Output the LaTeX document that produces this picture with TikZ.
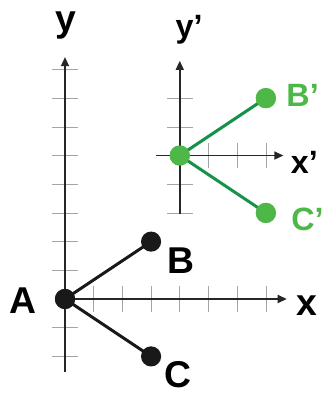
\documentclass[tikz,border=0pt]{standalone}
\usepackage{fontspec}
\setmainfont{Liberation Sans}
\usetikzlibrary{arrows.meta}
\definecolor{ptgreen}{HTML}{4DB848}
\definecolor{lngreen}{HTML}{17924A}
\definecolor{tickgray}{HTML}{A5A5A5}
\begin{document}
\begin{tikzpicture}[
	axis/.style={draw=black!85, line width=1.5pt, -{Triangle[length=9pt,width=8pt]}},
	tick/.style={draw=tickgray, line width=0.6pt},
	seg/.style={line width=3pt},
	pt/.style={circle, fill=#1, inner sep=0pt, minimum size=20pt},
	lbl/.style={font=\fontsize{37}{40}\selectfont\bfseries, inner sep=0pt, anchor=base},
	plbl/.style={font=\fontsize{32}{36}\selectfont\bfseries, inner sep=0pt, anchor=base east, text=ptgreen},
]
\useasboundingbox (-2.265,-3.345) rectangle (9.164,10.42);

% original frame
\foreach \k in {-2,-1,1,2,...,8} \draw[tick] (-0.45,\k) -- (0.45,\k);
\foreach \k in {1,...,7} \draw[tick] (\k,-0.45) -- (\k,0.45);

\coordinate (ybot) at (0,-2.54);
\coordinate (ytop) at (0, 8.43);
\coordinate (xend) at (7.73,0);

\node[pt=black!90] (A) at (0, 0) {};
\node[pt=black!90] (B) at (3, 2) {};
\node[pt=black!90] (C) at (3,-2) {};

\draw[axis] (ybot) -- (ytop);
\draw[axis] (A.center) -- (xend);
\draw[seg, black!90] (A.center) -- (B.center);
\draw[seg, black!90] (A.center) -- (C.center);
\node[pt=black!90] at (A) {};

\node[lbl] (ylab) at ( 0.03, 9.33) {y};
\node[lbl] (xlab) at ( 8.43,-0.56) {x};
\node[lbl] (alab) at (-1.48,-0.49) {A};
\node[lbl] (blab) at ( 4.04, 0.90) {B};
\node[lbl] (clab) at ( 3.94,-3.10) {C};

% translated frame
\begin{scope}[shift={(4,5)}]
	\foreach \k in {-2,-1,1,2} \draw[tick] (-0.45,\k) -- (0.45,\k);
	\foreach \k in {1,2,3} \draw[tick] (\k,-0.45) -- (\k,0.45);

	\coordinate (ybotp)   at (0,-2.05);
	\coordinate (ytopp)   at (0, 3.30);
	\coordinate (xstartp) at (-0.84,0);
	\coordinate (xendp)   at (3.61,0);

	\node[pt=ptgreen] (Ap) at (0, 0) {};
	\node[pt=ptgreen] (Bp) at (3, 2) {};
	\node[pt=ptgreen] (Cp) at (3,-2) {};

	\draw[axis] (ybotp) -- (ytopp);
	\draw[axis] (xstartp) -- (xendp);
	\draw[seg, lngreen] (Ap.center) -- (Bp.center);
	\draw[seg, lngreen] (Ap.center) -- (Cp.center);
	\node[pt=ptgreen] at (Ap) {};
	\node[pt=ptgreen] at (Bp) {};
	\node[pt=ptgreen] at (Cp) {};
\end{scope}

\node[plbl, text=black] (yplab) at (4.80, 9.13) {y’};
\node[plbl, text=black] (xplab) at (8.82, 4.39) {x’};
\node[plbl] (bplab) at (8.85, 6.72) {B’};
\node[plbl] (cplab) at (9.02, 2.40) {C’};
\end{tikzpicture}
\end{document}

-=-=-

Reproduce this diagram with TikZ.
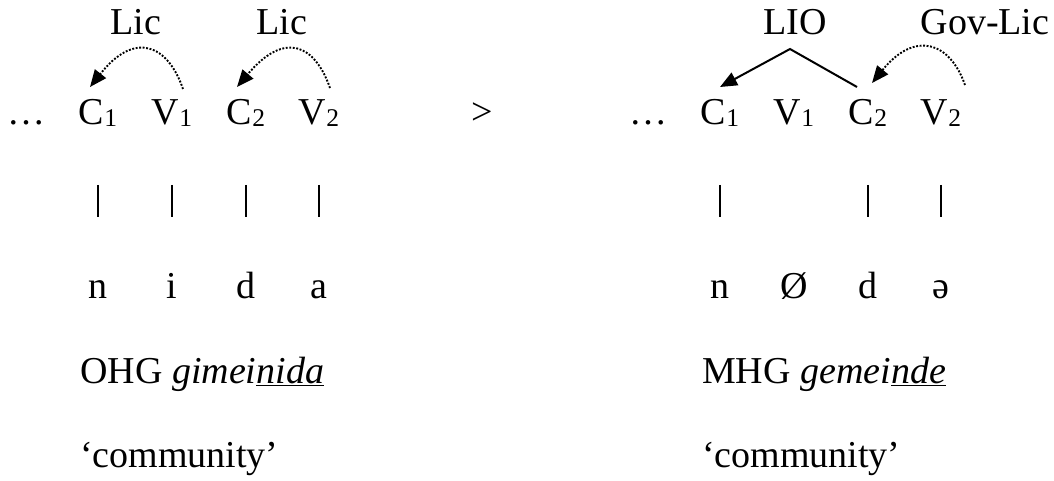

-=-=-

=== SET PROBLEM ===
In the listing above, find the line with "Output the LaTeX" and the line with "at ( 3.94,-3.10)". Copy both of them and every line between, exactly, but not the pictures.

=== COMPLETE ANSWER ===
Output the LaTeX document that produces this picture with TikZ.
\documentclass[tikz,border=0pt]{standalone}
\usepackage{fontspec}
\setmainfont{Liberation Sans}
\usetikzlibrary{arrows.meta}
\definecolor{ptgreen}{HTML}{4DB848}
\definecolor{lngreen}{HTML}{17924A}
\definecolor{tickgray}{HTML}{A5A5A5}
\begin{document}
\begin{tikzpicture}[
	axis/.style={draw=black!85, line width=1.5pt, -{Triangle[length=9pt,width=8pt]}},
	tick/.style={draw=tickgray, line width=0.6pt},
	seg/.style={line width=3pt},
	pt/.style={circle, fill=#1, inner sep=0pt, minimum size=20pt},
	lbl/.style={font=\fontsize{37}{40}\selectfont\bfseries, inner sep=0pt, anchor=base},
	plbl/.style={font=\fontsize{32}{36}\selectfont\bfseries, inner sep=0pt, anchor=base east, text=ptgreen},
]
\useasboundingbox (-2.265,-3.345) rectangle (9.164,10.42);

% original frame
\foreach \k in {-2,-1,1,2,...,8} \draw[tick] (-0.45,\k) -- (0.45,\k);
\foreach \k in {1,...,7} \draw[tick] (\k,-0.45) -- (\k,0.45);

\coordinate (ybot) at (0,-2.54);
\coordinate (ytop) at (0, 8.43);
\coordinate (xend) at (7.73,0);

\node[pt=black!90] (A) at (0, 0) {};
\node[pt=black!90] (B) at (3, 2) {};
\node[pt=black!90] (C) at (3,-2) {};

\draw[axis] (ybot) -- (ytop);
\draw[axis] (A.center) -- (xend);
\draw[seg, black!90] (A.center) -- (B.center);
\draw[seg, black!90] (A.center) -- (C.center);
\node[pt=black!90] at (A) {};

\node[lbl] (ylab) at ( 0.03, 9.33) {y};
\node[lbl] (xlab) at ( 8.43,-0.56) {x};
\node[lbl] (alab) at (-1.48,-0.49) {A};
\node[lbl] (blab) at ( 4.04, 0.90) {B};
\node[lbl] (clab) at ( 3.94,-3.10) {C};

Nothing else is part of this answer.